-- start of Record list --
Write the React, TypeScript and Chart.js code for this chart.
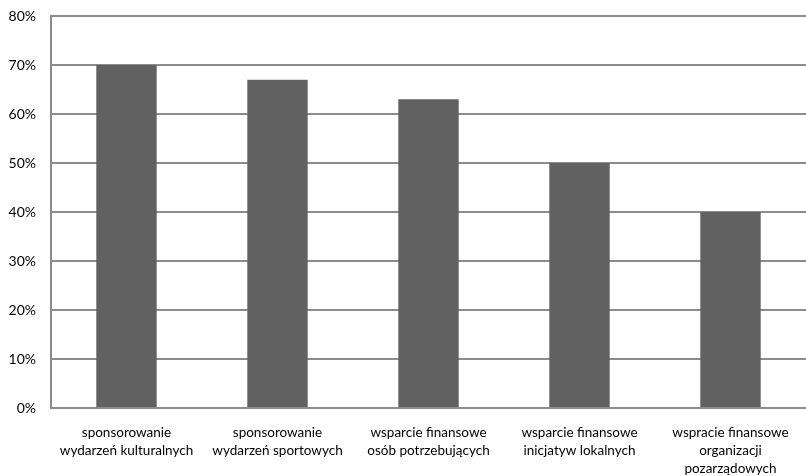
import React, { useEffect, useRef } from "react";
import { Chart, registerables } from "chart.js";

Chart.register(...registerables);

const categories: string[][] = [
  ["sponsorowanie", "wydarzeń kulturalnych"],
  ["sponsorowanie", "wydarzeń sportowych"],
  ["wsparcie finansowe", "osób potrzebujących"],
  ["wsparcie finansowe", "inicjatyw lokalnych"],
  ["wspracie finansowe", "organizacji", "pozarządowych"],
];
const values: number[] = [70, 67, 63, 50, 40];
const yTicks: number[] = [0, 10, 20, 30, 40, 50, 60, 70, 80];

const W = 806;
const H = 492;
const FONT = "Lato";

export default function App() {
  const ref = useRef<HTMLCanvasElement>(null);
  useEffect(() => {
    if (!ref.current) return;
    const chart = new Chart(ref.current, {
      type: "bar",
      data: {
        labels: categories,
        datasets: [
          {
            data: values,
            backgroundColor: "#616161",
            borderWidth: 0,
            categoryPercentage: 1,
            barPercentage: 0.4,
          },
        ],
      },
      options: {
        responsive: false,
        animation: false,
        devicePixelRatio: 1,
        layout: { padding: { top: 16, right: 0, left: 0, bottom: 0 } },
        plugins: { legend: { display: false }, tooltip: { enabled: false } },
        scales: {
          x: {
            grid: { display: false, drawTicks: false },
            border: { display: false },
            ticks: {
              color: "#000",
              font: { family: FONT, size: 13.5, lineHeight: 1.33 },
              padding: 16,
              maxRotation: 0,
              autoSkip: false,
            },
            afterFit: (s: any) => {
              s.height = H - 408;
            },
          },
          y: {
            min: 0,
            max: 80,
            afterBuildTicks: (s: any) => {
              s.ticks = yTicks.map((v) => ({ value: v }));
            },
            grid: {
              color: "#8c8c8c",
              lineWidth: 2,
              drawTicks: true,
              tickLength: 15,
              tickColor: "rgba(0,0,0,0)",
            },
            border: { display: true, color: "#8c8c8c", width: 2 },
            ticks: {
              color: "#000",
              font: { family: FONT, size: 14 },
              padding: 0,
              callback: (v: any) => v + "%",
            },
            afterFit: (s: any) => {
              s.width = 51;
            },
          },
        },
      },
    });
    return () => chart.destroy();
  }, []);
  return (
    <div
      style={{
        position: "fixed",
        left: 0,
        top: 0,
        width: W,
        height: 476,
        overflow: "hidden",
        background: "#fff",
      }}
    >
      <canvas ref={ref} width={W} height={H} style={{ display: "block" }} />
    </div>
  );
}
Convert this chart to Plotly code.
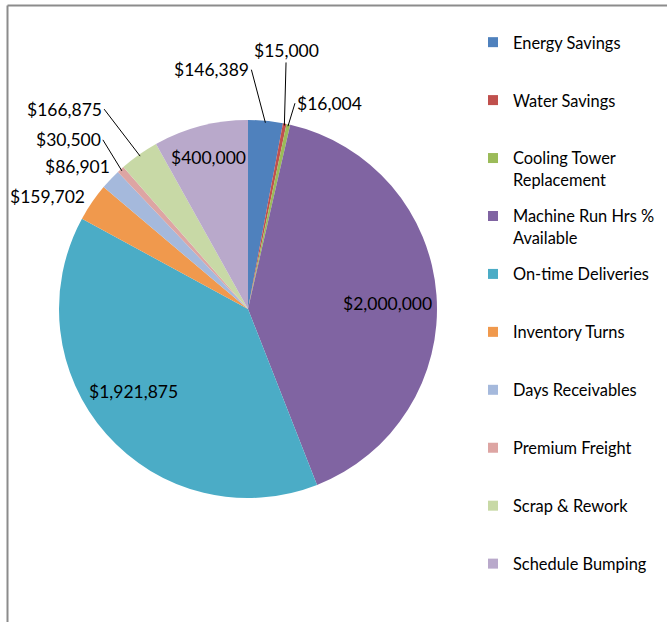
import math
import plotly.graph_objects as go

# ---------------- data ----------------
categories = ["Energy Savings", "Water Savings", "Cooling Tower Replacement",
              "Machine Run Hrs % Available", "On-time Deliveries", "Inventory Turns",
              "Days Receivables", "Premium Freight", "Scrap & Rework", "Schedule Bumping"]
legend_labels = ["Energy Savings", "Water Savings", "Cooling Tower<br>Replacement",
                 "Machine Run Hrs %<br>Available", "On-time Deliveries", "Inventory Turns",
                 "Days Receivables", "Premium Freight", "Scrap & Rework", "Schedule Bumping"]
values = [146389, 15000, 16004, 2000000, 1921875, 159702, 86901, 30500, 166875, 400000]
value_labels = ["$146,389", "$15,000", "$16,004", "$2,000,000", "$1,921,875", "$159,702",
                "$86,901", "$30,500", "$166,875", "$400,000"]
colors = ["#4F81BD", "#C0504D", "#9BBB59", "#8064A2", "#4BACC6", "#F0994D",
          "#A5B9DC", "#DDA5A3", "#C8D9A6", "#B9A9CB"]

# ---------------- layout geometry ----------------
W, H = 667, 622
CX, CY, R = 248, 309, 189   # pie centre / radius in pixels
FONT = "Lato, 'Open Sans', sans-serif"

fig = go.Figure()
fig.add_trace(go.Pie(
    labels=categories, values=values, sort=False, direction="clockwise", rotation=0,
    marker=dict(colors=colors, line=dict(color="white", width=0)),
    textinfo="none", showlegend=False, hoverinfo="label+value",
    domain=dict(x=[(CX - R) / W, (CX + R) / W], y=[1 - (CY + R) / H, 1 - (CY - R) / H]),
))

# legend via one legend-entry per category (keeps equal spacing like the original)
for i, (lab, col) in enumerate(zip(legend_labels, colors)):
    name = lab if "<br>" in lab else lab + "<br> "
    fig.add_trace(go.Scatter(
        x=[None], y=[None], mode="markers", name=name, legendgroup=str(i),
        marker=dict(symbol="square", size=10, color=col), hoverinfo="skip"))

# ---------------- value labels ----------------
total = sum(values)
cum = 0
mids = []
for v in values:
    mids.append((cum + v / 2) / total * 360.0)
    cum += v


def pt(angle, rf):
    a = math.radians(angle)
    px = CX + rf * R * math.sin(a)
    py = CY - rf * R * math.cos(a)
    return px / W, 1 - py / H

# (radius factor, arrow?, dx, dy, xanchor) per label – placement relative to slice
placement = {
    0: (0.99, True, -14, -53, "right"),
    1: (0.99, True, 2, -75, "center"),
    2: (0.99, True, 7, -23, "left"),
    3: (0.72, False, 4, -5, "center"),
    4: (0.75, False, -8, 11, "center"),
    5: (1.0, False, -44, 6, "center"),
    6: (1.0, False, -33, 13, "center"),
    7: (0.99, True, -19, -31, "right"),
    8: (0.99, True, -36, -47, "right"),
    9: (0.83, False, 0, 0, "center"),
}
lab_font = dict(size=17.5, color="black", family=FONT)
for i, (rf, arrow, dx, dy, xa) in placement.items():
    x, y = pt(mids[i], rf)
    if arrow:
        fig.add_annotation(x=x, y=y, xref="paper", yref="paper", text=value_labels[i],
                           showarrow=True, arrowhead=0, arrowwidth=1, arrowcolor="black",
                           ax=dx, ay=dy, xanchor=xa, yanchor="middle", font=lab_font)
    else:
        fig.add_annotation(x=x, y=y, xref="paper", yref="paper", text=value_labels[i],
                           showarrow=False, xshift=dx, yshift=dy,
                           xanchor=xa, yanchor="middle", font=lab_font)

# chart frame (partly outside the visible area, as in the original)
fig.add_shape(type="line", xref="paper", yref="paper",
              x0=7.5 / W, x1=1.02, y0=1 - 5.5 / H, y1=1 - 5.5 / H,
              line=dict(color="#8C8C8C", width=2))
fig.add_shape(type="line", xref="paper", yref="paper",
              x0=7.5 / W, x1=7.5 / W, y0=-0.02, y1=1 - 5.5 / H,
              line=dict(color="#8C8C8C", width=2))

fig.update_layout(
    width=W, height=H, margin=dict(l=0, r=0, t=0, b=0),
    paper_bgcolor="white", plot_bgcolor="white",
    xaxis=dict(visible=False), yaxis=dict(visible=False),
    legend=dict(x=473 / W, y=1 - 25 / H, xanchor="left", yanchor="top",
                font=dict(size=16.4, color="#000000", family=FONT),
                valign="top", tracegroupgap=12.3, itemwidth=30,
                bgcolor="rgba(0,0,0,0)"),
    font=dict(family=FONT),
)

fig.write_html("out.html", config={"displayModeBar": False},
               post_script="document.body.style.margin='0';")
-- end of Record list --
Problem: Print out the lines exactly, skipping any picture.

Response to this task:
Write the React, TypeScript and Chart.js code for this chart.
import React, { useEffect, useRef } from "react";
import { Chart, registerables } from "chart.js";

Chart.register(...registerables);

const categories: string[][] = [
  ["sponsorowanie", "wydarzeń kulturalnych"],
  ["sponsorowanie", "wydarzeń sportowych"],
  ["wsparcie finansowe", "osób potrzebujących"],
  ["wsparcie finansowe", "inicjatyw lokalnych"],
  ["wspracie finansowe", "organizacji", "pozarządowych"],
];
const values: number[] = [70, 67, 63, 50, 40];
const yTicks: number[] = [0, 10, 20, 30, 40, 50, 60, 70, 80];

const W = 806;
const H = 492;
const FONT = "Lato";

export default function App() {
  const ref = useRef<HTMLCanvasElement>(null);
  useEffect(() => {
    if (!ref.current) return;
    const chart = new Chart(ref.current, {
      type: "bar",
      data: {
        labels: categories,
        datasets: [
          {
            data: values,
            backgroundColor: "#616161",
            borderWidth: 0,
            categoryPercentage: 1,
            barPercentage: 0.4,
          },
        ],
      },
      options: {
        responsive: false,
        animation: false,
        devicePixelRatio: 1,
        layout: { padding: { top: 16, right: 0, left: 0, bottom: 0 } },
        plugins: { legend: { display: false }, tooltip: { enabled: false } },
        scales: {
          x: {
            grid: { display: false, drawTicks: false },
            border: { display: false },
            ticks: {
              color: "#000",
              font: { family: FONT, size: 13.5, lineHeight: 1.33 },
              padding: 16,
              maxRotation: 0,
              autoSkip: false,
            },
            afterFit: (s: any) => {
              s.height = H - 408;
            },
          },
          y: {
            min: 0,
            max: 80,
            afterBuildTicks: (s: any) => {
              s.ticks = yTicks.map((v) => ({ value: v }));
            },
            grid: {
              color: "#8c8c8c",
              lineWidth: 2,
              drawTicks: true,
              tickLength: 15,
              tickColor: "rgba(0,0,0,0)",
            },
            border: { display: true, color: "#8c8c8c", width: 2 },
            ticks: {
              color: "#000",
              font: { family: FONT, size: 14 },
              padding: 0,
              callback: (v: any) => v + "%",
            },
            afterFit: (s: any) => {
              s.width = 51;
            },
          },
        },
      },
    });
    return () => chart.destroy();
  }, []);
  return (
    <div
      style={{
        position: "fixed",
        left: 0,
        top: 0,
        width: W,
        height: 476,
        overflow: "hidden",
        background: "#fff",
      }}
    >
      <canvas ref={ref} width={W} height={H} style={{ display: "block" }} />
    </div>
  );
}
Convert this chart to Plotly code.
import math
import plotly.graph_objects as go

# ---------------- data ----------------
categories = ["Energy Savings", "Water Savings", "Cooling Tower Replacement",
              "Machine Run Hrs % Available", "On-time Deliveries", "Inventory Turns",
              "Days Receivables", "Premium Freight", "Scrap & Rework", "Schedule Bumping"]
legend_labels = ["Energy Savings", "Water Savings", "Cooling Tower<br>Replacement",
                 "Machine Run Hrs %<br>Available", "On-time Deliveries", "Inventory Turns",
                 "Days Receivables", "Premium Freight", "Scrap & Rework", "Schedule Bumping"]
values = [146389, 15000, 16004, 2000000, 1921875, 159702, 86901, 30500, 166875, 400000]
value_labels = ["$146,389", "$15,000", "$16,004", "$2,000,000", "$1,921,875", "$159,702",
                "$86,901", "$30,500", "$166,875", "$400,000"]
colors = ["#4F81BD", "#C0504D", "#9BBB59", "#8064A2", "#4BACC6", "#F0994D",
          "#A5B9DC", "#DDA5A3", "#C8D9A6", "#B9A9CB"]

# ---------------- layout geometry ----------------
W, H = 667, 622
CX, CY, R = 248, 309, 189   # pie centre / radius in pixels
FONT = "Lato, 'Open Sans', sans-serif"

fig = go.Figure()
fig.add_trace(go.Pie(
    labels=categories, values=values, sort=False, direction="clockwise", rotation=0,
    marker=dict(colors=colors, line=dict(color="white", width=0)),
    textinfo="none", showlegend=False, hoverinfo="label+value",
    domain=dict(x=[(CX - R) / W, (CX + R) / W], y=[1 - (CY + R) / H, 1 - (CY - R) / H]),
))

# legend via one legend-entry per category (keeps equal spacing like the original)
for i, (lab, col) in enumerate(zip(legend_labels, colors)):
    name = lab if "<br>" in lab else lab + "<br> "
    fig.add_trace(go.Scatter(
        x=[None], y=[None], mode="markers", name=name, legendgroup=str(i),
        marker=dict(symbol="square", size=10, color=col), hoverinfo="skip"))

# ---------------- value labels ----------------
total = sum(values)
cum = 0
mids = []
for v in values:
    mids.append((cum + v / 2) / total * 360.0)
    cum += v


def pt(angle, rf):
    a = math.radians(angle)
    px = CX + rf * R * math.sin(a)
    py = CY - rf * R * math.cos(a)
    return px / W, 1 - py / H

# (radius factor, arrow?, dx, dy, xanchor) per label – placement relative to slice
placement = {
    0: (0.99, True, -14, -53, "right"),
    1: (0.99, True, 2, -75, "center"),
    2: (0.99, True, 7, -23, "left"),
    3: (0.72, False, 4, -5, "center"),
    4: (0.75, False, -8, 11, "center"),
    5: (1.0, False, -44, 6, "center"),
    6: (1.0, False, -33, 13, "center"),
    7: (0.99, True, -19, -31, "right"),
    8: (0.99, True, -36, -47, "right"),
    9: (0.83, False, 0, 0, "center"),
}
lab_font = dict(size=17.5, color="black", family=FONT)
for i, (rf, arrow, dx, dy, xa) in placement.items():
    x, y = pt(mids[i], rf)
    if arrow:
        fig.add_annotation(x=x, y=y, xref="paper", yref="paper", text=value_labels[i],
                           showarrow=True, arrowhead=0, arrowwidth=1, arrowcolor="black",
                           ax=dx, ay=dy, xanchor=xa, yanchor="middle", font=lab_font)
    else:
        fig.add_annotation(x=x, y=y, xref="paper", yref="paper", text=value_labels[i],
                           showarrow=False, xshift=dx, yshift=dy,
                           xanchor=xa, yanchor="middle", font=lab_font)

# chart frame (partly outside the visible area, as in the original)
fig.add_shape(type="line", xref="paper", yref="paper",
              x0=7.5 / W, x1=1.02, y0=1 - 5.5 / H, y1=1 - 5.5 / H,
              line=dict(color="#8C8C8C", width=2))
fig.add_shape(type="line", xref="paper", yref="paper",
              x0=7.5 / W, x1=7.5 / W, y0=-0.02, y1=1 - 5.5 / H,
              line=dict(color="#8C8C8C", width=2))

fig.update_layout(
    width=W, height=H, margin=dict(l=0, r=0, t=0, b=0),
    paper_bgcolor="white", plot_bgcolor="white",
    xaxis=dict(visible=False), yaxis=dict(visible=False),
    legend=dict(x=473 / W, y=1 - 25 / H, xanchor="left", yanchor="top",
                font=dict(size=16.4, color="#000000", family=FONT),
                valign="top", tracegroupgap=12.3, itemwidth=30,
                bgcolor="rgba(0,0,0,0)"),
    font=dict(family=FONT),
)

fig.write_html("out.html", config={"displayModeBar": False},
               post_script="document.body.style.margin='0';")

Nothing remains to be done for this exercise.